L’opéra-comique de Camille Saint-Saëns Phryné était à l’affiche le samedi 11 juin 2022 dans les lieux mêmes de sa création en mai 1893, à l’Opéra Comique de Paris. Après une éclipse de près de 70 ans, cet ouvrage qui connut un immense succès, était donné en version concert (version de 1909) et en coproduction avec le Palazzetto Bru Zane, Centre de musique romantique française.
La foule s’est pressée pour entendre Phryné, l’opéra-comique de Camille Saint-Saëns, preuve de l’intérêt que porte le public mélomane parisien au patrimoine musical français que le Palazzetto Bru Zane s’emploie à faire découvrir et à défendre.

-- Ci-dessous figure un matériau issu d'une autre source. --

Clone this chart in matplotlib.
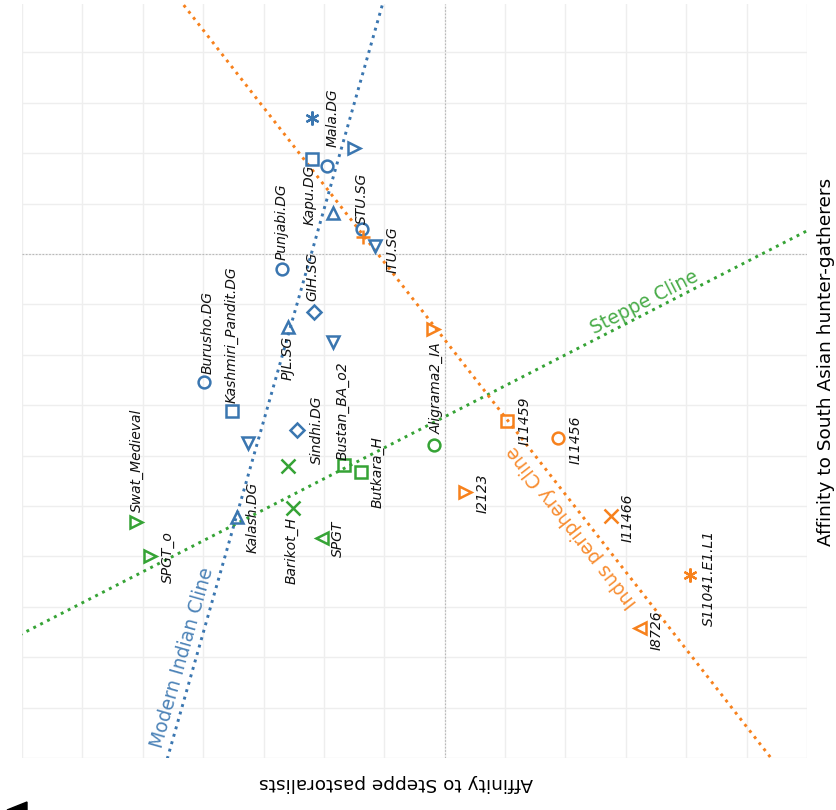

On rappellera que Phryné a été précisément donné dans le cadre du 9ème Festival Palazzetto Bru Zane Paris qui se poursuit jusqu’au 29 juin 2022.
Cette représentation a été accueillie avec grand enthousiasme. On peut comprendre l’engouement qui a entouré cette reprise car, si d’aucuns semblent considérer Phryné dédaigneusement comme une pochade, ce petit bijou d’humour et de fantaisie mérite beaucoup mieux que du mépris. Il fait plaisir à entendre, avant, nous l’espérons, une version scénique.

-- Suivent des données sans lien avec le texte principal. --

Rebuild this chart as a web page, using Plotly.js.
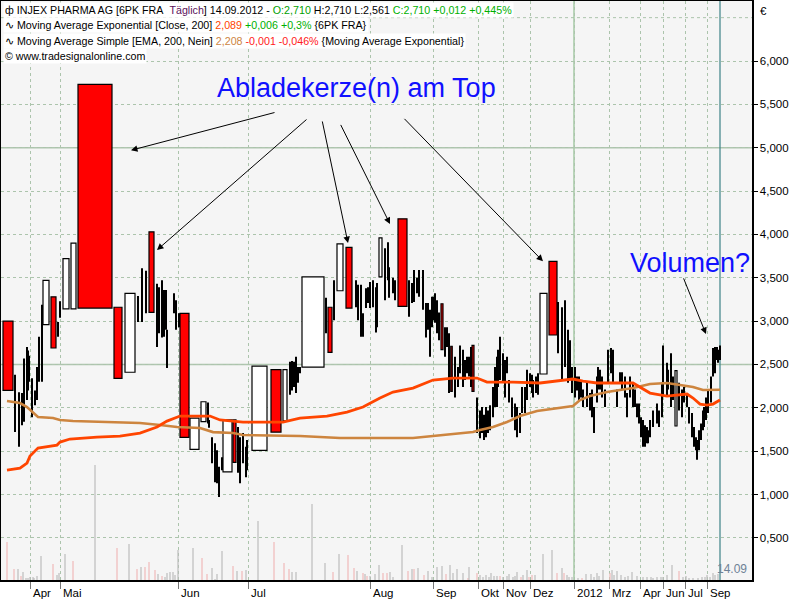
<!DOCTYPE html>
<html><head><meta charset="utf-8">
<script src="https://cdn.plot.ly/plotly-3.0.1.min.js"></script>
<style>html,body{margin:0;padding:0;background:#fff}#chart{width:800px;height:600px}</style>
</head><body><div id="chart"></div>
<script>
// Equivolume (CandleVolume) chart: x axis = cumulative volume position
// Wide candles (bodies whose width = traded volume)
const bodyPos   = [8,46,53.5,66,73.5,95,118,130,151.5,184.5, 194.5,203.5,227.5,234.5,259.5,276,285,313,330,340, 349,380.5,402.5,442,451.5,473,543.5,553,676];
const bodyVol   = [10,6,5,6,5,34,8,10,5,9, 9,5,9,3,15,10,4,22,4,6, 6,3,9,2,1.5,2,7,8,2];
const bodyOpen  = [3.00,2.96,3.28,3.14,3.14,5.73,3.16,2.41,4.03,3.09, 1.52,1.84,1.26,1.86,1.51,2.44,1.85,2.47,3.16,3.35, 3.85,3.51,4.18,3.20,2.71,2.72,2.39,3.69,1.79];
const bodyClose = [2.20,3.47,2.69,3.72,3.90,3.15,2.34,3.32,3.10,1.66, 1.88,2.07,1.86,1.37,2.48,1.72,2.44,3.51,2.64,3.89, 3.15,3.96,3.17,2.67,2.19,2.19,3.32,2.84,2.43];

// Low-volume bars (drawn as high-low lines)
const tickPos = [15,19,22,24,27,28,29,32,35,37, 39,42,58,60,138,142,146,157,159,162, 164,166,167,174,176,179,208,209,212,215,
 217,219,222,238,240,243,246,247,290,292, 294,296,298,300,326,334,356,358,361,363, 366,368,370,373,376,377,385,388,389,393,
 395,409,412,414,417,419,423,426,428,430, 432,433,435,437,439,445,447,449,455,458, 460,463,465,467,469,471,477,480,482,484,
 486,488,490,493,495,497,498,500,503,505, 507,509,512,515,517,520,522,525,527,530, 532,533,536,538,558,562,565,568,570,572,
 575,577,579,581,583,587,590,592,594,597, 598,600,602,605,608,611,613,617,620,622, 625,627,630,633,635,637,639,641,643,645,
 647,648,650,653,657,659,662,663,667,668, 671,673,679,682,684,687,689,692,694,696, 697,699,701,703,704,706,708,711,713,715,
 717,718,720];
const tickHigh = [2.38,2.18,2.17,2.57,2.70,2.66,2.60,2.34,2.20,2.47, 2.82,3.19,2.99,3.23,3.29,3.61,3.58,3.43,3.39,3.47, 3.36,3.36,2.90,3.32,3.24,3.09,2.06,1.86,1.66,1.59,
 1.51,1.32,1.43,1.78,1.66,1.71,1.55,1.63,2.53,2.54, 2.53,2.59,2.47,2.47,3.27,3.47,3.47,3.42,3.42,3.09, 3.38,3.39,3.45,3.47,3.39,3.44,3.84,3.91,3.62,3.50,
 3.47,3.47,3.44,3.59,3.50,3.59,3.59,3.21,3.21,3.13, 3.28,3.28,3.32,3.24,3.10,2.93,2.93,2.86,2.59,2.47, 2.72,2.67,2.55,2.59,2.59,2.70,2.12,1.97,2.01,1.92,
 2.01,1.97,2.03,2.24,2.47,2.59,2.67,2.82,2.63,2.55, 2.59,2.32,2.12,2.05,2.01,1.94,2.24,2.24,2.44,2.40, 2.38,2.32,2.36,2.40,3.22,3.16,3.24,2.90,2.78,2.47,
 2.47,2.36,2.36,2.32,2.21,2.29,2.17,2.21,2.01,2.36, 2.47,2.44,2.36,2.21,2.67,2.69,2.67,2.21,2.41,2.41, 2.36,2.17,2.36,2.29,2.21,2.05,2.05,1.89,1.86,1.80,
 1.78,1.74,1.86,1.97,2.05,1.97,2.29,2.72,2.52,2.44, 2.63,2.36,2.29,2.21,2.24,2.17,2.01,1.94,1.78,1.66, 1.63,1.74,1.82,1.97,2.01,2.12,2.21,2.36,2.69,2.70,
 2.70,2.67,2.72];
const tickLow = [1.72,1.55,1.80,1.84,2.09,2.20,2.30,1.89,2.03,2.09, 2.30,2.30,2.82,3.04,2.99,2.99,3.09,2.70,2.86,2.81, 2.82,2.90,2.46,3.09,2.90,2.93,1.82,1.77,1.36,1.14,
 1.13,0.97,1.28,1.25,1.13,1.36,1.20,1.28,2.15,2.20, 2.24,2.17,2.29,2.40,2.86,3.01,3.16,3.01,2.82,2.82, 3.15,3.21,3.15,3.16,2.87,2.93,3.24,3.47,3.27,3.32,
 3.24,3.05,3.21,3.22,3.32,3.28,3.13,2.81,2.90,2.59, 2.93,3.01,2.98,2.86,2.78,2.59,2.70,2.17,2.12,2.24, 2.40,2.24,2.32,2.40,2.36,2.24,1.71,1.65,1.71,1.63,
 1.66,1.71,1.74,1.89,2.01,2.01,2.24,2.32,2.29,2.12, 2.40,2.06,1.89,1.74,1.66,1.71,1.94,1.94,2.09,2.24, 2.17,2.12,2.17,2.15,2.63,2.32,2.47,2.29,2.32,2.17,
 2.12,2.20,2.09,2.12,2.01,2.01,1.97,1.89,1.71,2.06, 2.21,2.21,2.12,2.01,2.29,2.40,2.29,2.01,2.29,2.21, 2.12,1.89,2.12,2.01,2.01,1.89,1.82,1.66,1.55,1.55,
 1.59,1.59,1.66,1.78,1.82,1.78,1.89,2.13,2.13,2.21, 2.01,2.09,1.97,1.89,2.06,2.01,1.82,1.66,1.55,1.51, 1.40,1.51,1.63,1.74,1.78,1.86,1.94,2.06,2.36,2.40,
 2.55,2.52,2.55];

// Moving Average Exponential [Close, 200]
const emaPos = [7,20,27,30,38,57,60,70,97,120, 140,157,167,180,210,220,243,283,300,327, 347,363,380,393,413,433,453,477,487,513, 540,563,573,583,597,633,640,650,667,687, 693,700,707,713,720];
const emaVal = [1.28,1.305,1.363,1.444,1.536,1.57,1.605,1.64,1.663,1.674, 1.709,1.778,1.847,1.905,1.905,1.86,1.836,1.836,1.882,1.905, 1.951,2.009,2.113,2.182,2.228,2.32,2.343,2.343,2.297,2.297, 2.286,2.32,2.332,2.309,2.286,2.286,2.24,2.17,2.136,2.159, 2.113,2.043,2.032,2.043,2.089];
// Moving Average Simple [EMA, 200]
const smaPos = [7,20,27,33,38,53,60,73,117,140, 160,177,200,213,233,243,300,340,413,433, 453,473,480,493,507,520,537,553,573,580, 590,607,633,650,667,680,693,703,720];
const smaVal = [2.078,2.055,2.009,1.94,1.894,1.882,1.86,1.847,1.836,1.824, 1.801,1.778,1.767,1.72,1.709,1.686,1.674,1.651,1.651,1.674, 1.697,1.72,1.743,1.778,1.836,1.905,1.963,1.986,2.02,2.09, 2.136,2.182,2.228,2.274,2.286,2.263,2.24,2.205,2.208];

// Volume (relative units), down days = 1
const volPos = [7,14,18,21,23,26,28,30,33,34, 37,41,53,57,59,65,73,95,117,129, 137,141,145,149,155,158,162,165,167,170, 173,175,178,193,202,207,212,215,217,222,
 233,237,242,246,258,274,284,289,292,296, 312,325,333,339,348,354,357,363,365,367, 370,375,379,383,387,390,393,402,408,412, 414,418,424,428,432,437,442,446,450,453,
 457,463,468,469,477,480,483,486,489,491, 494,497,500,503,507,509,513,515,517,521, 523,527,529,532,535,543,552,557,562,564, 567,569,572,578,582,586,591,594,597,599,
 603,610,612,614,617,621,625,628,632,637, 643,647,651,653,657,661,663,667,672,679, 683,686,689,693,698,702,705,707,710,713, 715,718];
const volAmt = [38,11,11,4,8,2,2,3,3,2, 4,24,16,5,7,26,19,115,32,36, 11,13,13,18,10,6,4,3,7,8, 8,5,30,32,22,6,12,1,6,29,
 14,9,9,10,59,38,17,11,8,8, 76,17,8,26,25,12,9,7,6,4, 4,6,15,7,7,8,3,35,9,11, 11,12,5,9,3,13,14,6,15,7,
 11,7,2,13,7,5,3,5,3,7, 4,4,4,3,4,6,3,4,8,3, 5,10,3,5,5,26,30,7,12,7, 5,3,3,2,2,6,6,3,7,4,
 10,7,10,5,9,5,3,4,8,4, 3,3,3,2,3,3,3,5,15,9, 3,4,2,2,2,3,3,5,3,7, 5,6];
const volDown = [1,1,0,1,0,0,0,0,0,0, 0,0,1,0,0,0,1,0,1,0, 1,0,1,1,1,0,1,0,0,0, 0,0,0,0,1,1,0,0,0,0,
 1,0,1,0,0,1,1,1,0,0, 0,0,1,0,1,1,0,1,0,1, 0,0,0,1,1,0,0,0,1,0, 1,0,1,0,0,0,0,1,0,0,
 0,0,1,0,1,0,0,0,0,0, 0,0,1,0,0,0,0,0,0,1, 0,0,1,1,0,0,0,1,0,1, 0,0,0,0,1,0,0,0,0,0,
 0,1,0,0,0,0,0,0,0,0, 0,0,0,0,0,0,0,0,0,1, 0,0,0,0,0,0,0,0,0,0, 0,0];

const monthPos  = [30,60,178,248,370,433,478,503,530,574,609,640,663,685,707];
const monthText = ['Apr','Mai','Jun','Jul','Aug','Sep','Okt','Nov','Dez','2012','Mrz','Apr','Jun','Jul','Sep'];
const priceTicks = [0.5,1,1.5,2,2.5,3,3.5,4,4.5,5,5.5,6];

// wick/line segments
const wx = [], wy = [];
tickPos.forEach((p,i)=>{ wx.push(p,p,null); wy.push(tickLow[i],tickHigh[i],null); });

const traces = [
  {type:'bar', x:volPos, y:volAmt, yaxis:'y2', width:1.2,
   marker:{color:volDown.map(d=>d?'rgb(240,185,185)':'rgb(188,188,188)'), line:{width:0}}, hoverinfo:'skip'},
  {type:'scatter', mode:'lines', x:wx, y:wy, line:{color:'#000', width:2}, hoverinfo:'skip'},
  {type:'bar', x:bodyPos, width:bodyVol,
   base:bodyOpen.map((o,i)=>Math.min(o,bodyClose[i])),
   y:bodyOpen.map((o,i)=>Math.abs(bodyClose[i]-o)),
   marker:{color:bodyOpen.map((o,i)=>bodyClose[i]<o?'#ff0000':'#ffffff'), line:{color:'#000', width:1.2}}, hoverinfo:'skip'},
  {type:'scatter', mode:'lines', x:smaPos, y:smaVal, line:{color:'#cd853f', width:2.6}, hoverinfo:'skip'},
  {type:'scatter', mode:'lines', x:emaPos, y:emaVal, line:{color:'#ff4500', width:2.8}, hoverinfo:'skip'}
];

const gridC = 'rgb(172,196,172)';
const leg = (y, txt) => ({xref:'paper', yref:'paper', x:0.002, y:y, xanchor:'left', yanchor:'middle', showarrow:false,
  text:txt, bgcolor:'#ffffff', borderpad:1, font:{family:'Liberation Sans, Arial, sans-serif', size:10.7, color:'#000'}});
const arrow = (x, y, ax, ay) => ({x:x, y:y, xref:'x', yref:'y', ax:ax, ay:ay, axref:'x', ayref:'y', text:'',
  showarrow:true, arrowhead:2, arrowsize:1.3, arrowwidth:1, arrowcolor:'#000', standoff:0, startstandoff:0});
// month labels, left-aligned just right of their tick marks
const monthLabels = monthPos.map((p,i)=>({xref:'x', yref:'paper', x:p+1, y:-0.023, xanchor:'left', yanchor:'middle',
  text:monthText[i], showarrow:false, font:{family:'Liberation Sans, Arial, sans-serif', size:11.5, color:'#000'}}));

const layout = {
  width:800, height:600,
  margin:{l:1, r:48, t:1, b:20},
  paper_bgcolor:'#ffffff', plot_bgcolor:'#f5f5f5',
  showlegend:false, barmode:'overlay', separators:',.',
  font:{family:'Liberation Sans, Arial, sans-serif', size:11.5, color:'#000'},
  xaxis:{range:[1,752], tickmode:'array', tickvals:monthPos, ticktext:monthText, showticklabels:false,
    ticks:'outside', ticklen:7, tickcolor:'#777', showgrid:true, gridcolor:gridC, griddash:'dot', gridwidth:1,
    showline:true, linecolor:'#000', linewidth:1.5, mirror:true, zeroline:false, fixedrange:true},
  yaxis:{range:[0.014,6.692], side:'right', tickmode:'array', tickvals:priceTicks, tickformat:'.3f',
    ticks:'outside', ticklen:4, tickcolor:'#000', showgrid:true, gridcolor:gridC, griddash:'dot', gridwidth:1,
    showline:true, linecolor:'#000', linewidth:1.5, mirror:true, zeroline:false, fixedrange:true},
  yaxis2:{overlaying:'y', range:[0,579], visible:false, fixedrange:true},
  shapes:[
    {type:'line', xref:'paper', x0:0, x1:1, yref:'y', y0:6.5, y1:6.5, line:{color:gridC, width:1, dash:'dot'}, layer:'below'},
    {type:'line', xref:'paper', x0:0, x1:1, yref:'y', y0:5, y1:5, line:{color:'rgb(176,198,176)', width:1.5}, layer:'below'},
    {type:'line', xref:'paper', x0:0, x1:1, yref:'y', y0:2.5, y1:2.5, line:{color:'rgb(176,198,176)', width:1.5}, layer:'below'},
    {type:'line', xref:'x', x0:574, x1:574, yref:'paper', y0:0, y1:1, line:{color:'rgb(164,200,164)', width:1.5}, layer:'below'},
    {type:'line', xref:'x', x0:720, x1:720, yref:'paper', y0:0, y1:1, line:{color:'rgb(60,130,135)', width:1.2}, layer:'below'}
  ],
  annotations:[
    leg(0.985, 'ф INJEX PHARMA AG [6PK FRA&nbsp;&nbsp;<span style="color:#5a105a">Täglich</span>] 14.09.2012 - <span style="color:#00a000">O:2,710</span> H:2,710 L:2,561 <span style="color:#00b000">C:2,710 +0,012 +0,445%</span>'),
    leg(0.958, '∿ Moving Average Exponential [Close, 200] <span style="color:#ff4500">2,089</span> <span style="color:#00b000">+0,006 +0,3%</span> {6PK FRA}'),
    leg(0.931, '∿ Moving Average Simple [EMA, 200, Nein] <span style="color:#cd853f">2,208</span> <span style="color:#ff2020">-0,001 -0,046%</span> {Moving Average Exponential}'),
    leg(0.905, '© www.tradesignalonline.com'),
    {xref:'x', yref:'y', x:356, y:5.69, text:'Abladekerze(n) am Top', showarrow:false,
     font:{family:'Liberation Sans, Arial, sans-serif', size:27, color:'#1010ff'}},
    {xref:'x', yref:'y', x:752, y:3.67, xanchor:'right', text:'Volumen?', showarrow:false,
     font:{family:'Liberation Sans, Arial, sans-serif', size:27, color:'#1010ff'}},
    arrow(131, 4.97, 276, 5.41),
    arrow(157, 3.82, 308, 5.34),
    arrow(348, 3.90, 322, 5.32),
    arrow(390, 4.12, 340, 5.28),
    arrow(543, 3.69, 403, 5.35),
    arrow(706, 2.85, 683, 3.51),
    {xref:'paper', yref:'paper', x:1.008, y:0.982, xanchor:'left', yanchor:'middle', text:'€', showarrow:false,
     font:{size:11.5, color:'#000'}},
    {xref:'x', yref:'paper', x:749, y:0.004, xanchor:'right', yanchor:'bottom', text:'14.09', showarrow:false,
     font:{size:12, color:'rgb(110,130,150)'}}
  ].concat(monthLabels)
};

Plotly.newPlot('chart', traces, layout, {displayModeBar:false, staticPlot:true});
</script>
</body></html>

L’argument de l’ouvrage, sur un livret de Lucien Augé de Lassus, situé dans une Grèce de bande dessinée, tient en quelques mots : l’évocation fantaisiste des aventures de Nicias jeune écervelé amoureux de Phryné -et aimé d’elle-, mais en butte à un oncle moralisateur, l’archonte Dicéphile. Ce dernier est également amoureux de cette même Phryné. Mais égaré par sa concupiscence, surpris de manière compromettante, il devra se résoudre à renoncer à cette dernière et, pour finir, à doter son neveu de la moitié de sa fortune, sous les acclamations du peuple…

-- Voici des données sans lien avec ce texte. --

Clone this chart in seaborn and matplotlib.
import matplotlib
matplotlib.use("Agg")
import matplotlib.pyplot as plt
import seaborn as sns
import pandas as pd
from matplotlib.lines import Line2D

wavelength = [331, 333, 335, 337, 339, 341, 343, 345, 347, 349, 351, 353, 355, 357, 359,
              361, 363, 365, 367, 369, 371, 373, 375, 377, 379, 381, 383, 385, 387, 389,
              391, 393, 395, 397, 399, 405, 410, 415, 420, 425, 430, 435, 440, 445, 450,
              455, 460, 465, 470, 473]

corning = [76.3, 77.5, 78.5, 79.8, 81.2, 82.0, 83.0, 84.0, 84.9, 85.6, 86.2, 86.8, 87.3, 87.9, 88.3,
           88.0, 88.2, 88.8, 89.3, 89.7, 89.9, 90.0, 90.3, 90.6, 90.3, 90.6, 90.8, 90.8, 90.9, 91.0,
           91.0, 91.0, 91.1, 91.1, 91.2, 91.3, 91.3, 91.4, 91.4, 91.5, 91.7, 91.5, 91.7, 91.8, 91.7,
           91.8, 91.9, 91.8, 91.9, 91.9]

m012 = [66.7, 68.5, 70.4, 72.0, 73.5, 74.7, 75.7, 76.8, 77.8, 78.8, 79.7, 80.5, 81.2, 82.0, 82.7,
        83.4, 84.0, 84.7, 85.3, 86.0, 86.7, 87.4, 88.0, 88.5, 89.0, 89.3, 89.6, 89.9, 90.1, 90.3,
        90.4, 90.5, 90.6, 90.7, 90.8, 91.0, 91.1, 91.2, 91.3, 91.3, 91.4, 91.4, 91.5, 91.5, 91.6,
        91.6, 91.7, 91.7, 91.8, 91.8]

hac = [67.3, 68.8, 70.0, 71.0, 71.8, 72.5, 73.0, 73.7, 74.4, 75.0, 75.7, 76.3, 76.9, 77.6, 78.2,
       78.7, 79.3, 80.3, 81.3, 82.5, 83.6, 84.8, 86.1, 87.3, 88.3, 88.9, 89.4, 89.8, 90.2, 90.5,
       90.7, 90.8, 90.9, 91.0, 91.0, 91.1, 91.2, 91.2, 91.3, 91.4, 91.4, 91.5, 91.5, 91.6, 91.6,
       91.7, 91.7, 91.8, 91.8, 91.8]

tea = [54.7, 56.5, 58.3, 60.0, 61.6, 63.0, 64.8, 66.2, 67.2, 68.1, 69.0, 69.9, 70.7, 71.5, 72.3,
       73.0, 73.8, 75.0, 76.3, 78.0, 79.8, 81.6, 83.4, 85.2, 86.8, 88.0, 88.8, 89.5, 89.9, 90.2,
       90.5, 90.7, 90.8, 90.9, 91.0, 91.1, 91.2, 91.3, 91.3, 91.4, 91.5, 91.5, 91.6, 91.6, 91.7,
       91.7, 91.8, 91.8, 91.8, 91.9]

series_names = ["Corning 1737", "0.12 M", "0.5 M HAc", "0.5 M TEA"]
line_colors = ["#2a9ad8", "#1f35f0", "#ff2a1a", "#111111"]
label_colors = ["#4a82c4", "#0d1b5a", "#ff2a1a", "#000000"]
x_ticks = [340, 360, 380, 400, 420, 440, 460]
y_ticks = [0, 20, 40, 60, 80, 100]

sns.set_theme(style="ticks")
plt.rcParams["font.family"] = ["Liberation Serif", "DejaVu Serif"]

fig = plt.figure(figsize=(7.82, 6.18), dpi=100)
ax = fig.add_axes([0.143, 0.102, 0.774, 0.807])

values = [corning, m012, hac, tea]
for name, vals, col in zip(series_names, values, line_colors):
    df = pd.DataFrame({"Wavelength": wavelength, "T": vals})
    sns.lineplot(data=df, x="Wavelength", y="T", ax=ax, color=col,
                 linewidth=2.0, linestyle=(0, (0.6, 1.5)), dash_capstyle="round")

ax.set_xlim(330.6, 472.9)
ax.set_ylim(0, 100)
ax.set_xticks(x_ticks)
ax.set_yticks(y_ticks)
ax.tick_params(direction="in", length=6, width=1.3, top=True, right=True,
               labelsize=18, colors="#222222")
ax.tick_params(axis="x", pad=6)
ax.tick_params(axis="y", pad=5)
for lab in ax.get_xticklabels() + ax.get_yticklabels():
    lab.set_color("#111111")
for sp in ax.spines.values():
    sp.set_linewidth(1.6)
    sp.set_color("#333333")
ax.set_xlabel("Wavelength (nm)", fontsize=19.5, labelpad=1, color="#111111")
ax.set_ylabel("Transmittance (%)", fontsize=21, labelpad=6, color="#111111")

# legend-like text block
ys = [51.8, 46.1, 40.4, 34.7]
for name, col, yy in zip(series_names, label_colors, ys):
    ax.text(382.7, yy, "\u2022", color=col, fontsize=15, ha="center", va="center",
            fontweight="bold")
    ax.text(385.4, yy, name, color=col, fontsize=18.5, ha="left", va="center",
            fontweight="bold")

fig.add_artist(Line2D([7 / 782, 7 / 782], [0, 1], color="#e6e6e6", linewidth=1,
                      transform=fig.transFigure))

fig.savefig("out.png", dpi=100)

Sur ce sujet, Camille Saint-Saëns a brodé une musique transparente et légère, parfois raffinée, et qui n’hésite pas, non sans une certaine délectation, à verser dans la comédie musicale : “Hollywood n’ a rien inventé, tout est déjà là” a pu dire d’ailleurs, à ce propos, le ténor Cyrille Dubois, l’un des remarquables protagonistes de cette renaissance et qui incarne avec saveur le jeune Nicias.

Dans cette oeuvre courte (tout au plus 1h15), quelques duos, en particulier, illustrent à merveille le talent du compositeur. “Des” compositeurs, doit-on dire, car la version de l’oeuvre présentée ce 11 juin est celle de 1909 et comprend des récitatifs composés par un brillant élève de Saint-Saëns, André Messager.
Le plateau de solistes est à l’image d’une lecture renouvelée de ce répertoire, de ce regain d’intérêt pour la musique de Camille Saint-Saëns : il est jeune et talentueux.
La soprano Anne-Catherine Gillet campe avec malice une Phryné enjôleuse et espiègle, le ténor Cyrille Dubois, annoncé souffrant, a tenu toutefois vaillamment son rôle avec finesse et humour. Le baryton Thomas Dolié, est un savoureux Dicéphile doté d’une voix puissante et d’une diction excellente. Il est rejoint sur ce point par le baryton Matthieu Lécroart dans les deux rôles qui lui sont attribués, Agoragine et Le Héraut.

Ne seront pas oubliés Lampito, suivante de Phryné incarnée par Anaïs Constans, et Camille Tresmontant dans le rôle de Cynalopex, interprétant avec beaucoup de justesse et d’entrain leur personnage de “second rôle”.
On retiendra enfin les interventions du Choeur du Concert Spirituel, à la fois toniques et légères, tout à fait dans l’esprit de cette partition qui est de privilégier le plaisir musical et la comédie, sans jamais oublier la fantaisie.
L’orchestration de Saint-Saëns est dense, sans s’éloigner de son sujet. Elle est ici magnifiquement servie par un Orchestre national d’Île-de-France en pleine forme, visiblement heureux de participer à cette belle renaissance.
Que dire, enfin, du rôle – décisif – du chef d’orchestre Hervé Niquet, sans lequel ce genre d’entreprise ne pourrait réellement prospérer ? Il a une connaissance intime de ce répertoire et a, récemment, enregistré cette oeuvre pour Bru Zane avec l’orchestre de l’Opéra de Rouen Normandie.
Cette publication est d’ailleurs disponible dans la collection “Opéra Français” Bru Zane Label (2022) (enregistrement dont il a été rendu compte sur Classicagenda).

Hervé Niquet a su transmettre tout ce qu’il y a de poésie, de légèreté et d’humour dans cette partition qui, nous l’espérons une fois de plus, pourra être bientôt reprise en version scénique.